Efficiency¶

This page is a stub

As of now, this page is incomplete, possibly incorrect and open for contributions.

There are multiple types of resources you may need. This page is about using HPC resources efficiently, i.e. how to schedule your HPC jobs optimally.

What is not included is how to profile computer code, as this can be done on any local computer, instead of the heavier compute resources.

How was this overview created?

This overview was created by going through all HPC cluster centers and merging the material they provided regarding this topic.

This is the material found:

HPC cluster name	Guide on how to improve efficiency	Center(s)
Alvis	None found
Bianca	UPPMAX `jobstats` page
COSMOS	None found
COSMOS SENS	None found
Dardel	None found
Data Science Platform	None found
Kebnekaise	`job-usage`
LUMI	No guide
Rackham	UPPMAX `jobstats` page
Sigma	None found
Tetralith	None found
Trusted research environment	None found
Vera	None found

My center's guide is not linked to!

If your center's guide is not linked to, please contribute or contact us.

Additionally, searching for this topic, these sources were found too:

From that, all material was merged into one.

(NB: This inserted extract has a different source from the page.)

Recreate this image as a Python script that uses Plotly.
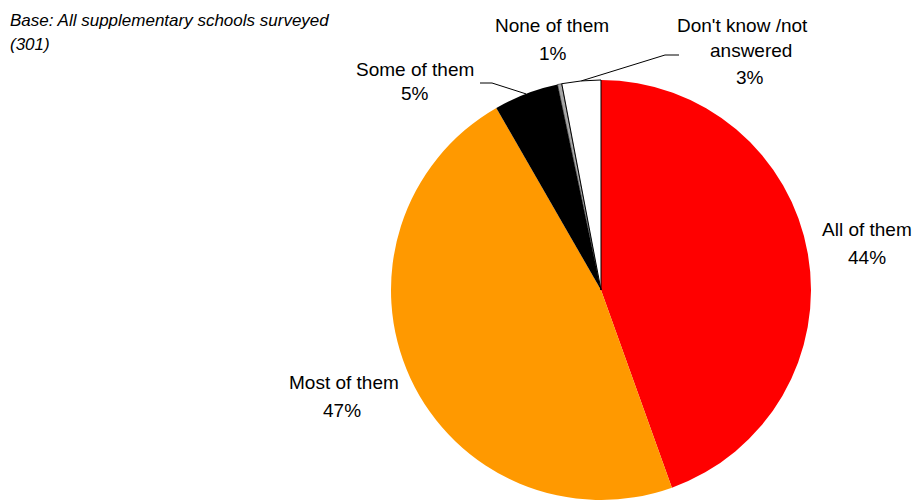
import math
import plotly.graph_objects as go

# ---- data ----
categories = ["All of them", "Most of them", "Some of them", "None of them", "Don't know /not answered"]
counts = [134, 142, 15, 1, 9]          # base 301 schools
pct_labels = ["44%", "47%", "5%", "1%", "3%"]
colors = ["#FF0000", "#FF9900", "#000000", "#A6A6A6", "#FFFFFF"]
title_lines = ["Base: All supplementary schools surveyed", "(301)"]

W, H = 918, 500
# pie geometry (pixels)
CX, CY, R = 601, 290, 210

fig = go.Figure()
fig.add_trace(go.Pie(
    labels=categories,
    values=counts,
    sort=False,
    direction="clockwise",
    rotation=0,
    textinfo="none",
    hoverinfo="label+percent",
    marker=dict(colors=colors,
                line=dict(color=["#FF0000", "#FF9900", "#000000", "#000000", "#000000"],
                          width=[0, 0, 0, 0.6, 1])),
    domain=dict(x=[(CX - R) / W, (CX + R) / W], y=[(H - CY - R) / H, (H - CY + R) / H]),
    showlegend=False,
))

# invisible pixel axes for labels / leader lines
fig.update_layout(
    xaxis=dict(range=[0, W], visible=False, fixedrange=True),
    yaxis=dict(range=[H, 0], visible=False, fixedrange=True),
)

font = dict(family="Liberation Sans, Arial, sans-serif", size=19, color="#000000")

# label line positions (pixel centres)
label_pos = {
    "All of them": [("All of them", 867, 229.5), (None, 867, 257.5)],
    "Most of them": [("Most of them", 344, 382.5), (None, 342, 410.5)],
    "Some of them": [("Some of them", 415, 69), (None, 415, 93.5)],
    "None of them": [("None of them", 552, 25), (None, 553, 53.5)],
    "Don't know /not answered": [("Don't know /not", 742, 25), ("answered", 751, 50.5), (None, 750, 77.5)],
}
for cat, pct in zip(categories, pct_labels):
    for txt, x, y in label_pos[cat]:
        fig.add_annotation(x=x, y=y, xref="x", yref="y", text=txt if txt else pct,
                           showarrow=False, xanchor="center", yanchor="middle", font=font)

# title
tfont = dict(family="Liberation Sans, Arial, sans-serif", size=17, color="#000000")
fig.add_annotation(x=8, y=20, xref="x", yref="y", text="<i>%s</i>" % title_lines[0], showarrow=False,
                   xanchor="left", yanchor="middle", font=tfont)
fig.add_annotation(x=8, y=44, xref="x", yref="y", text="<i>%s</i>" % title_lines[1], showarrow=False,
                   xanchor="left", yanchor="middle", font=tfont)

# leader lines: anchored at slice mid-angle on the rim
total = sum(counts)
cum = 0
mid = {}
for cat, v in zip(categories, counts):
    mid[cat] = (cum + v / 2) / total * 2 * math.pi
    cum += v

def rim(cat):
    a = mid[cat]
    return CX + R * math.sin(a), CY - R * math.cos(a)

sx, sy = rim("Some of them")
fig.add_shape(type="path", xref="x", yref="y",
              path=f"M 480 83 L 492 83 L {sx:.1f} {sy:.1f}", line=dict(color="#000000", width=1))
dx, dy = rim("Don't know /not answered")
fig.add_shape(type="path", xref="x", yref="y",
              path=f"M {dx:.1f} {dy:.1f} L 665 55 L 679 55", line=dict(color="#000000", width=1))

fig.update_layout(
    width=W, height=H,
    margin=dict(l=0, r=0, t=0, b=0),
    paper_bgcolor="#FFFFFF", plot_bgcolor="rgba(0,0,0,0)",
)

fig.write_html("out.html", config={"displayModeBar": False},
               post_script="document.body.style.margin='0';")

Below is a general strategy to effectively use your HPC resources. How this looks like in practice, depends on the tool available on your HPC cluster.

flowchart TD
  obtain_data[Obtain CPU and memory usage of a job]
  lower_limit_based_on_memory(Book enough memory)
  limited_by_cpu(For that amount of cores, would runtime by limited by CPU?)
  lower_limit_based_on_cpu(Increase the number of cores, so that on average, the right amount of CPUs is booked)

  done(Use that amount of cores)

  add_one(Increase the number of cores by one for safety)

  obtain_data --> lower_limit_based_on_memory
  lower_limit_based_on_memory --> limited_by_cpu
  limited_by_cpu --> |no| add_one
  limited_by_cpu --> |yes| lower_limit_based_on_cpu
  lower_limit_based_on_cpu --> done
  add_one --> done

Why not look at CPU usage?

Because CPU is more flexible.

For example, imagine a job with a short CPU spike, that can be processed by 16 CPUs. If 1 core has enough memory, use 1 core of memory: the CPU spike will be turned into a 100% CPU use (of that one core) for a longer duration.

The first step, 'Obtain CPU and memory usage of a job' depends on your HPC cluster:

HPC cluster name	Tool and guide	Center(s)
Alvis	Using a graphical representation
Bianca	Using `jobstats`
COSMOS	Using `sacct`
COSMOS SENS	Using `sacct`
Dardel	Using `seff`
Data Science Platform	?
Kebnekaise	Using `seff`
LUMI	Using `seff`
Pelle	Using `sacct`
Rackham	Using `jobstats`
Sigma	Using `seff`
Tetralith	Using `seff`
Trusted research environment	?
Vera	Using a graphical representation

Need a worked-out example?

Worked-out examples can be found on each page specific to the tool used.